Unfortunately, that aspect of it exists for all of them. Regardless of the training group, age or their trajectory, they are all going to experience the internal competition and drama. From the bottom to the top, each girl has strengths and weaknesses and those are always going to be noticed and discussed.

My DD is not at the top or the bottom but she gets her feelings hurt sometimes too. She also tells me how she overhears the "older" girls talking about each other behind their backs, yet they all turn around and act like best friends when together. She's also noticed when they are talking about her.

If we're honest with ourselves, it still happens among adults as well. It's life. Granted, it's amplified when you have these young kids spending so much time together in a highly competitive sport, but it's not escapable in any setting really.

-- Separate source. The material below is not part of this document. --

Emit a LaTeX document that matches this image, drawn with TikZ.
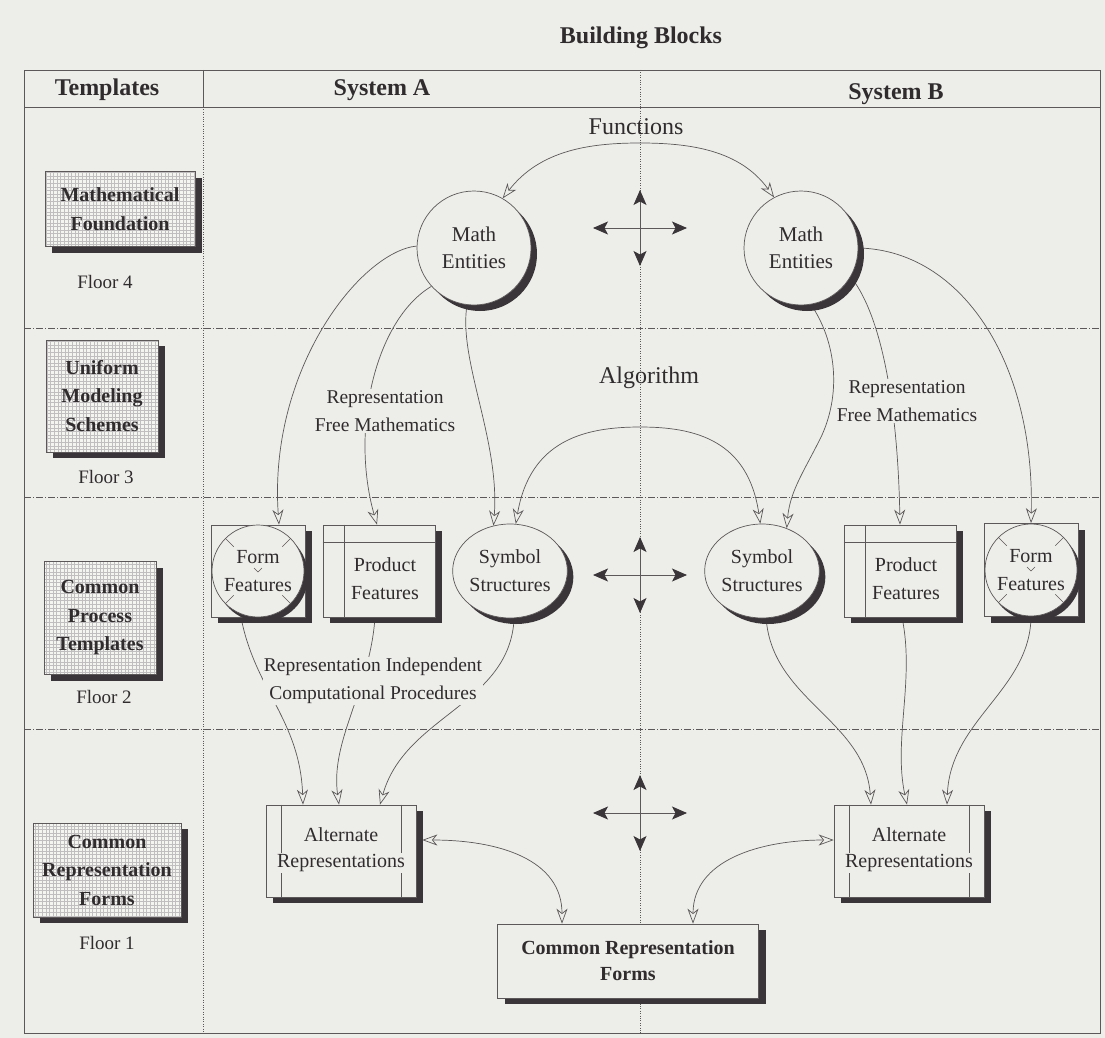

I just constantly remind my daughter to maintain her integrity and in the end, she will be who people trust and want to be friends with- not because of her gym "ranking" but because they will notice who does the backstabbing and who doesn't. I help her understand it reflects badly on the "mean" kids and just as she has been able to recognize who they are, others do too.
 
Gymbeam, you are completely correct. It happens in school, at the work place, etc... I was just hoping we had more time before having to deal with it and I think it's hard when they are so young for them to understand, maybe I'm not giving her enough credit. My dd has always been kind of oblivious to any drama until this summer. But unfortunately there was no avoiding it.